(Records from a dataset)
>> Begin

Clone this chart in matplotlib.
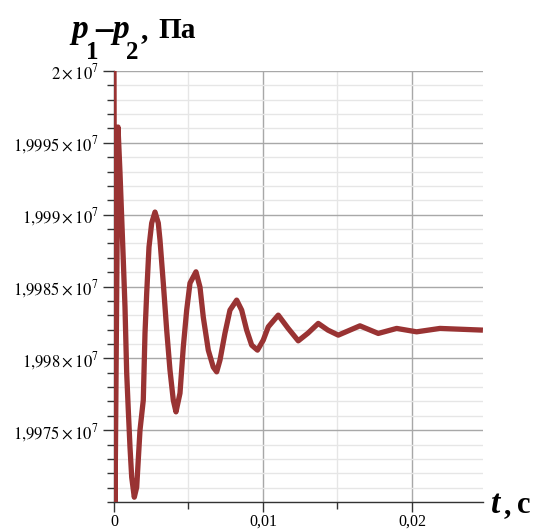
import numpy as np
import matplotlib
matplotlib.use('Agg')
import matplotlib.pyplot as plt
from matplotlib.ticker import MultipleLocator

plt.rcParams['mathtext.fontset'] = 'stix'
plt.rcParams['font.family'] = ['Liberation Serif', 'DejaVu Serif']

################################################################################
# Data (time in s, pressure difference in Pa)

tList = [0.0, 0.000067, 0.000268, 0.000403, 0.000624, 0.000738, 0.000852,
	0.00096, 0.001074, 0.001188, 0.001362, 0.001523, 0.001745, 0.001966,
	0.002081, 0.002195, 0.002349, 0.00253, 0.002752, 0.002973, 0.003087,
	0.003309, 0.003537, 0.003758, 0.00398, 0.004161, 0.00443, 0.004651,
	0.004879, 0.005101, 0.005503, 0.005772, 0.005993, 0.006329, 0.006664,
	0.006893, 0.007114, 0.00745, 0.007785, 0.008235, 0.00857, 0.008906,
	0.009242, 0.009631, 0.01002, 0.010356, 0.011027, 0.011678, 0.012369,
	0.01302, 0.013711, 0.014362, 0.015054, 0.01651, 0.017738, 0.018973,
	0.020315, 0.021879, 0.024765]
pList = [20000000, 19969500, 19996100, 19992897, 19986838, 19983565, 19978969,
	19976392, 19973815, 19971726, 19970333, 19971030, 19974999, 19977088,
	19981754, 19984540, 19987743, 19989415, 19990181, 19989415, 19988231,
	19985236, 19981963, 19979178, 19977088, 19976274, 19977576, 19980779,
	19983356, 19985236, 19986023, 19984958, 19982869, 19980570, 19979387,
	19979059, 19979874, 19981754, 19983356, 19984052, 19983356, 19981963,
	19980919, 19980570, 19981267, 19982193, 19983008, 19982103, 19981218,
	19981754, 19982430, 19981963, 19981615, 19982263, 19981733, 19982082,
	19981845, 19982082, 19981963]

xTicks = [0.0, 0.01, 0.02]
xTickLabels = ['0', '0,01', '0,02']
yTicks = [19975000, 19980000, 19985000, 19990000, 19995000, 20000000]
yTickLabels = [r'$1{,}9975\times10^{7}$', r'$1{,}998\times10^{7}$',
	r'$1{,}9985\times10^{7}$', r'$1{,}999\times10^{7}$',
	r'$1{,}9995\times10^{7}$', r'$2\times10^{7}$']

################################################################################
# Plot

W, H = 542, 532
fig = plt.figure(figsize=(W/100, H/100), dpi=100)
ax = fig.add_axes([114/W, 30/H, 369/W, 431/H])

ax.plot(tList, pList, color='#993333', lw=3.8, solid_joinstyle='round',
	solid_capstyle='butt', zorder=3)

ax.set_xlim(0, 0.02477)
ax.set_ylim(19970000, 20000000)

ax.set_xticks(xTicks)
ax.set_xticklabels(xTickLabels, fontsize=11.5)
ax.set_yticks(yTicks)
ax.set_yticklabels(yTickLabels, fontsize=12)
ax.xaxis.set_minor_locator(MultipleLocator(0.005))
ax.yaxis.set_minor_locator(MultipleLocator(1000))

ax.grid(which='major', color='#a8a8a8', lw=1.0)
ax.grid(which='minor', color='#e6e6e6', lw=1.0)
ax.set_axisbelow(True)

ax.tick_params(which='major', length=8, width=1, color='#333333', pad=3)
ax.tick_params(which='minor', length=5, width=1, color='#333333')
ax.tick_params(axis='x', which='major', length=7, pad=1.5)

for side in ['top', 'right']:
	ax.spines[side].set_visible(False)
for side in ['left', 'bottom']:
	ax.spines[side].set_color('#333333')
	ax.spines[side].set_linewidth(1.0)

# Axis titles, built piece by piece (subscripts sit low in the original)
def figText(x, y, s, **kw):
	fig.text(x/W, 1 - y/H, s, ha='left', va='baseline', **kw)

figText(71, 38, 'p', fontsize=24, fontweight='bold', fontstyle='italic')
figText(86, 59, '1', fontsize=18, fontweight='bold')
figText(95, 39, '\u2013', fontsize=25, fontweight='bold')
figText(112, 38, 'p', fontsize=24, fontweight='bold', fontstyle='italic')
figText(126, 59, '2', fontsize=18, fontweight='bold')
figText(141, 38, ',', fontsize=21, fontweight='bold')
figText(158, 38, 'Па', fontsize=21, fontweight='bold')

figText(491, 513, 't', fontsize=24, fontweight='bold', fontstyle='italic')
figText(504, 513, ',', fontsize=21, fontweight='bold')
figText(517, 513, 'с', fontsize=22, fontweight='bold')

plt.savefig('out.png', dpi=100)
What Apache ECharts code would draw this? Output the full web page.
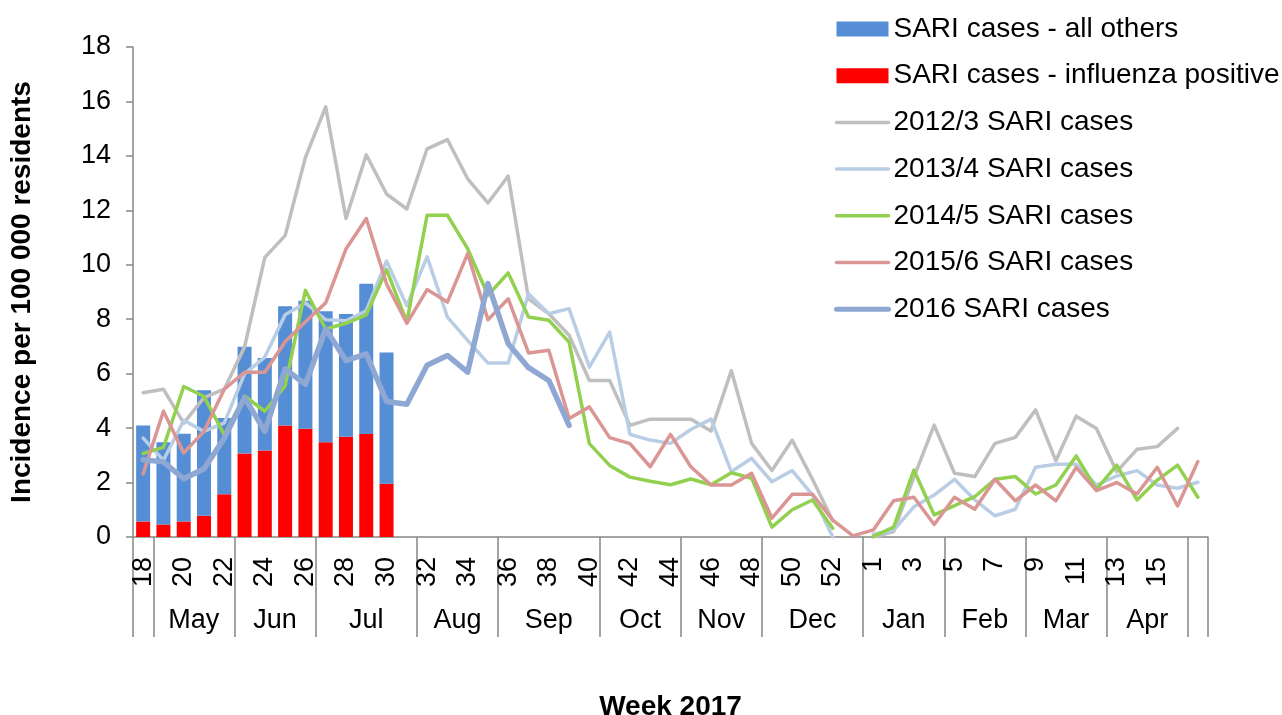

>> End

• REQUIRED TASK
Set down the material above as is, without any pictures.

• RESPONSE TO THIS EXERCISE
Clone this chart in matplotlib.
import numpy as np
import matplotlib
matplotlib.use('Agg')
import matplotlib.pyplot as plt
from matplotlib.ticker import MultipleLocator

plt.rcParams['mathtext.fontset'] = 'stix'
plt.rcParams['font.family'] = ['Liberation Serif', 'DejaVu Serif']

################################################################################
# Data (time in s, pressure difference in Pa)

tList = [0.0, 0.000067, 0.000268, 0.000403, 0.000624, 0.000738, 0.000852,
	0.00096, 0.001074, 0.001188, 0.001362, 0.001523, 0.001745, 0.001966,
	0.002081, 0.002195, 0.002349, 0.00253, 0.002752, 0.002973, 0.003087,
	0.003309, 0.003537, 0.003758, 0.00398, 0.004161, 0.00443, 0.004651,
	0.004879, 0.005101, 0.005503, 0.005772, 0.005993, 0.006329, 0.006664,
	0.006893, 0.007114, 0.00745, 0.007785, 0.008235, 0.00857, 0.008906,
	0.009242, 0.009631, 0.01002, 0.010356, 0.011027, 0.011678, 0.012369,
	0.01302, 0.013711, 0.014362, 0.015054, 0.01651, 0.017738, 0.018973,
	0.020315, 0.021879, 0.024765]
pList = [20000000, 19969500, 19996100, 19992897, 19986838, 19983565, 19978969,
	19976392, 19973815, 19971726, 19970333, 19971030, 19974999, 19977088,
	19981754, 19984540, 19987743, 19989415, 19990181, 19989415, 19988231,
	19985236, 19981963, 19979178, 19977088, 19976274, 19977576, 19980779,
	19983356, 19985236, 19986023, 19984958, 19982869, 19980570, 19979387,
	19979059, 19979874, 19981754, 19983356, 19984052, 19983356, 19981963,
	19980919, 19980570, 19981267, 19982193, 19983008, 19982103, 19981218,
	19981754, 19982430, 19981963, 19981615, 19982263, 19981733, 19982082,
	19981845, 19982082, 19981963]

xTicks = [0.0, 0.01, 0.02]
xTickLabels = ['0', '0,01', '0,02']
yTicks = [19975000, 19980000, 19985000, 19990000, 19995000, 20000000]
yTickLabels = [r'$1{,}9975\times10^{7}$', r'$1{,}998\times10^{7}$',
	r'$1{,}9985\times10^{7}$', r'$1{,}999\times10^{7}$',
	r'$1{,}9995\times10^{7}$', r'$2\times10^{7}$']

################################################################################
# Plot

W, H = 542, 532
fig = plt.figure(figsize=(W/100, H/100), dpi=100)
ax = fig.add_axes([114/W, 30/H, 369/W, 431/H])

ax.plot(tList, pList, color='#993333', lw=3.8, solid_joinstyle='round',
	solid_capstyle='butt', zorder=3)

ax.set_xlim(0, 0.02477)
ax.set_ylim(19970000, 20000000)

ax.set_xticks(xTicks)
ax.set_xticklabels(xTickLabels, fontsize=11.5)
ax.set_yticks(yTicks)
ax.set_yticklabels(yTickLabels, fontsize=12)
ax.xaxis.set_minor_locator(MultipleLocator(0.005))
ax.yaxis.set_minor_locator(MultipleLocator(1000))

ax.grid(which='major', color='#a8a8a8', lw=1.0)
ax.grid(which='minor', color='#e6e6e6', lw=1.0)
ax.set_axisbelow(True)

ax.tick_params(which='major', length=8, width=1, color='#333333', pad=3)
ax.tick_params(which='minor', length=5, width=1, color='#333333')
ax.tick_params(axis='x', which='major', length=7, pad=1.5)

for side in ['top', 'right']:
	ax.spines[side].set_visible(False)
for side in ['left', 'bottom']:
	ax.spines[side].set_color('#333333')
	ax.spines[side].set_linewidth(1.0)

# Axis titles, built piece by piece (subscripts sit low in the original)
def figText(x, y, s, **kw):
	fig.text(x/W, 1 - y/H, s, ha='left', va='baseline', **kw)

figText(71, 38, 'p', fontsize=24, fontweight='bold', fontstyle='italic')
figText(86, 59, '1', fontsize=18, fontweight='bold')
figText(95, 39, '\u2013', fontsize=25, fontweight='bold')
figText(112, 38, 'p', fontsize=24, fontweight='bold', fontstyle='italic')
figText(126, 59, '2', fontsize=18, fontweight='bold')
figText(141, 38, ',', fontsize=21, fontweight='bold')
figText(158, 38, 'Па', fontsize=21, fontweight='bold')

figText(491, 513, 't', fontsize=24, fontweight='bold', fontstyle='italic')
figText(504, 513, ',', fontsize=21, fontweight='bold')
figText(517, 513, 'с', fontsize=22, fontweight='bold')

plt.savefig('out.png', dpi=100)
What Apache ECharts code would draw this? Output the full web page.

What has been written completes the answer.